= Llandeilo (electoral ward) =

Electoral ward in Carmarthenshire, Wales

Llandeilo is an electoral ward for Carmarthenshire County Council, which includes the communities of Llandeilo and Dyffryn Cennen, in Carmarthenshire, Wales. It is represented by one county councillor.

==Description==
The Llandeilo ward covers the town of Llandeilo the neighbouring rural community of Dyffryn Cennen, which includes the village of Ffairfach. The usual population of this ward at the 2011 census was 2,971.

==Representation==
Llandeilo was the name of a ward to Dinefwr Borough Council from 1973 until 1996, though its representation (and boundaries) changed on several occasions.
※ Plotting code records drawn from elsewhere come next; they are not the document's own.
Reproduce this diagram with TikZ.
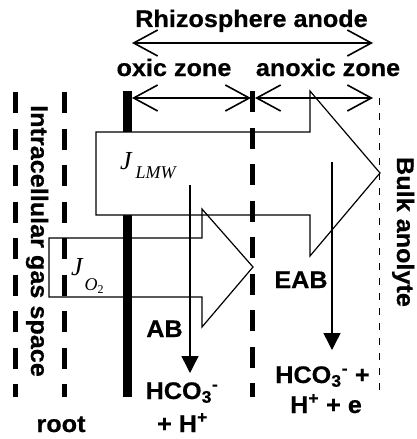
\documentclass[tikz,border=0pt]{standalone}
\usepackage{fontspec}
\setmainfont{Liberation Sans}[FakeStretch=1.05, BoldFeatures={FakeBold=0.5}]
\newfontfamily\fluxfont{Liberation Serif}
\usetikzlibrary{arrows.meta}

\begin{document}
\begin{tikzpicture}[
    x=1pt, y=-1pt,
    lbl/.style={font=\fontsize{24}{28}\selectfont\bfseries, inner sep=0pt, anchor=base},
    fluxlbl/.style={font=\fluxfont\itshape\fontsize{26}{26}\selectfont, inner sep=0pt, anchor=base west},
    zonearrow/.style={{Straight Barb[length=24pt,width=26pt]}-{Straight Barb[length=24pt,width=26pt]}, line width=1.6pt},
    flux/.style={line width=1.2pt, line join=miter},
    uptake/.style={-{Triangle[length=17pt,width=17pt]}, line width=1.5pt},
    membrane/.style={line width=5pt, dash pattern=on 21pt off 15.5pt},
    bulkline/.style={line width=1pt, dash pattern=on 7pt off 8pt}
]
\useasboundingbox (0,0) rectangle (417,439);

\fill (123,91) rectangle (132,397);
\draw[flux, fill=white] (96,132) -- (310,132) -- (310,91) -- (380,173) -- (310,256) -- (310,215) -- (96,215) -- cycle;
\draw[flux] (49,238) -- (202,238) -- (202,209) -- (253,267) -- (202,327) -- (202,297) -- (49,297) -- cycle;

\coordinate (lmwsrc) at (190,185);
\coordinate (lmwend) at (190,373);
\coordinate (eabsrc) at (332,162);
\coordinate (eabend) at (332,350);
\draw[uptake] (lmwsrc) -- (lmwend);
\draw[uptake] (eabsrc) -- (eabend);

\draw[membrane] (15.5,92) -- (15.5,397);
\draw[membrane] (64.5,92) -- (64.5,397);
\draw[membrane] (252.5,91) -- (252.5,397);
\draw[bulkline] (379,98) -- (379,395);

\coordinate (anodeL) at (132,43);
\coordinate (anodeR) at (373,43);
\coordinate (oxicL) at (132,98);
\coordinate (oxicR) at (251,98);
\coordinate (anoxicL) at (255,98);
\coordinate (anoxicR) at (373,98);
\draw[zonearrow] (anodeL) -- (anodeR);
\draw[zonearrow] (oxicL) -- (oxicR);
\draw[zonearrow] (anoxicL) -- (anoxicR);

\node[lbl] (anode) at (251.5,27) {Rhizosphere anode};
\node[lbl] (oxic) at (174,76) {oxic zone};
\node[lbl] (anoxic) at (328,76) {anoxic zone};
\node[lbl, rotate=-90] (gas) at (31,241) {Intracellular gas space};
\node[lbl, rotate=-90] (bulk) at (397,232) {Bulk anolyte};
\node[lbl] (ab) at (164.5,337) {AB};
\node[lbl] (eab) at (301,288) {EAB};
\node[lbl] (hcoA) at (182,399) {HCO\textsubscript{3}\textsuperscript{-}};
\node[lbl] (hA) at (182.5,432) {+ H\textsuperscript{+}};
\node[lbl] (hcoB) at (322.5,383) {HCO\textsubscript{3}\textsuperscript{-} +};
\node[lbl] (hB) at (326,413) {H\textsuperscript{+} + e};
\node[lbl] (root) at (61,432) {root};

\node[fluxlbl] (jlmw) at (120,169) {J\kern4pt\raisebox{-9pt}{\fontsize{18}{18}\selectfont LMW}};
\node[fluxlbl] (jo2) at (71,275) {J\kern2pt\raisebox{-15pt}{\fontsize{18}{18}\selectfont O\raisebox{-3pt}{\upshape\fontsize{12}{12}\selectfont 2}}};
\end{tikzpicture}
\end{document}
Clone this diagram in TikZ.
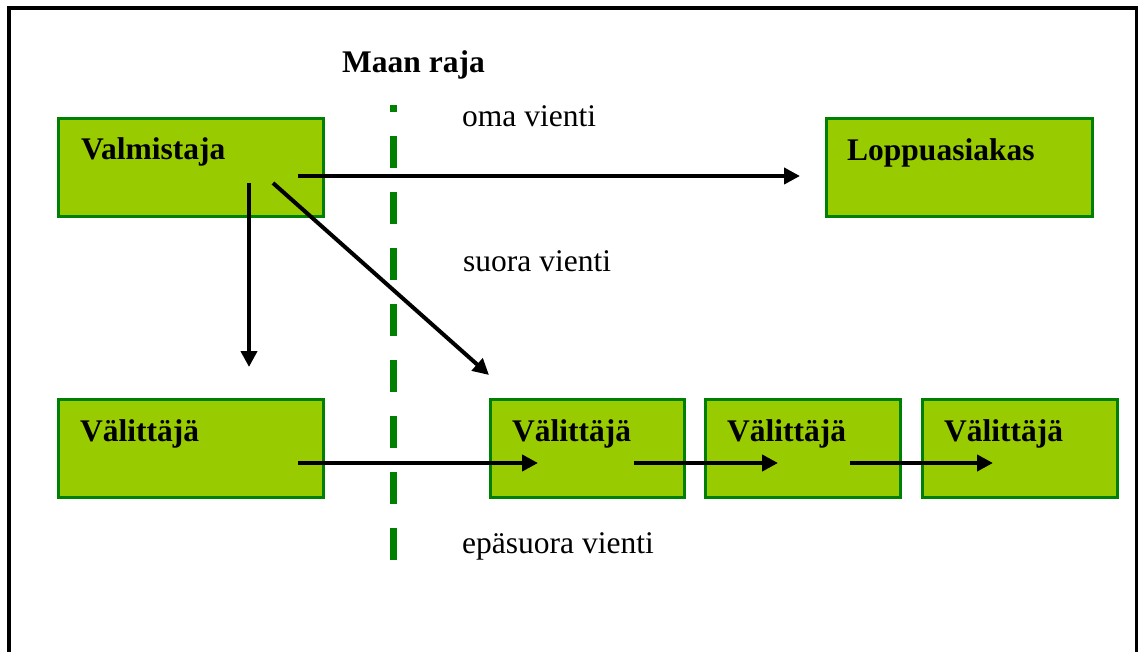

A smaller county ward of Llandeilo Castle was initially created for the new Carmarthenshire County Council at the 1995 election. The Llandeilo electoral ward in its current two-community form was created in 1998 to elect one county councillor at every election from 1999.

Independent councillor Ieuan Jones represented the ward from 1999. He did not stand at the 2012 elections and the ward was won by another Independent, Edward Thomas, who was re-elected in 2017 and 2022. Thomas eschews party politics and claims to have never been a member of the Liberal Democrats, Plaid Cymru, Labour Party or Conservatives.

==Elections==

- retiring councillor in the ward standing for re-election

===2022===
Christoph Fischer, Llandeilo town councillor and founder of the Llandeilo Book Festival, stood for Plaid Cymru in 2022, though failed to unseat the sitting councillor.

Carmarthenshire County Council election, 5 May 2022
| Party |  | Candidate | Votes | % | ±% |
|---|---|---|---|---|---|
|  | Independent | Edward Thomas* | 827 | 62.65 |  |
|  | Plaid Cymru | Christoph Fischer | 493 | 37.35 |  |
| Majority |  |  | 334 |  |  |

===2017===
Thomas held his seat with a large majority at the 2017 election.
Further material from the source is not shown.